UPDATE — 7/13, 9:24 a.m. EDT: A U.S. coalition commander, General Stephen Townsend, said Tuesday that allied forces will likely remain in Iraq after ISIS is defeated and that the number of troops on-the-ground will remain the same for the time being.
Gen. Townsend said both Baghdad and Washington have an “interest” in leaving coalition forces, led by the U.S., in place, but the future of Iraq depends on the country’s political climate post-ISIS.
“What will happen after the defeat of ISIS rides not on whether there’s a coalition presence or not, in my view, but predominantly rides on whether there’s a political reconciliation,” Townsend said. “And we’ve got to make sure – the Iraqis have to make sure after ISIS is defeated, that all Iraqis view the government in Baghdad as their government,” he said.
The U.S.-led coalition conducting daily air sorties against the Islamic State (ISIS) in both Iraq and Syria has admitted its airstrikes have killed over 600 civilians, according to a monthly report.
Combat operations under Inherent Resolve against the ISIS began in June 2014.
Citing 27 credible reports resulting in 119 unintended civilian deaths, a July 7 coalition press release read:
“To date, based on information available, CJTF-OIR [Combined Joint Task Force] assesses that, it is more likely than not, at least 603 civilians have been unintentionally killed by Coalition strikes since the start of Operation Inherent Resolve.”
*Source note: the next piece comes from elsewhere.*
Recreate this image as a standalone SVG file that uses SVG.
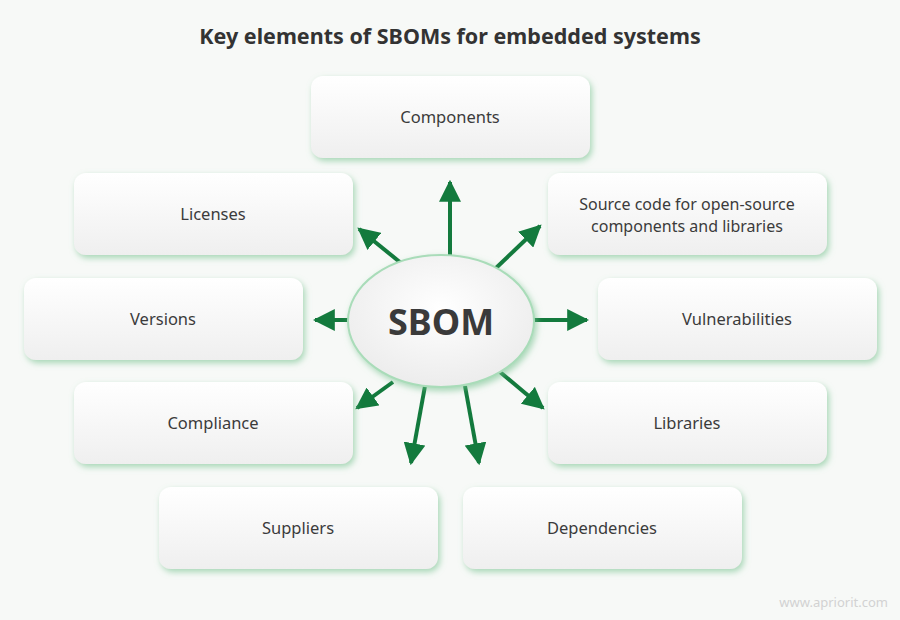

Now at 603, the death toll rose by 119 since the last Inherent Resolve estimates were released in June, when civilian casualties stood at 484.
According to data, coalition sorties against ISIS positions in Iraq and Syria have surpassed 21,000
Inherent Resolve’s statement on casualty totals is at odds with totals assembled by Airwars, a rights group which says over 4,000 civilians have been victims of coalition airstrikes.
The UK-based group submits its own assessments to the coalition. As of July 7, the rights group says it has tendered 80 reports of civilian casualties to the coalition, 70 of which Inherent Resolve has rejected as baseless.
The coalition’s report was also challenged by the UN Human Rights Office, which characterized coalition statistics as “a conservative estimate” and death tolls higher than coalition claims.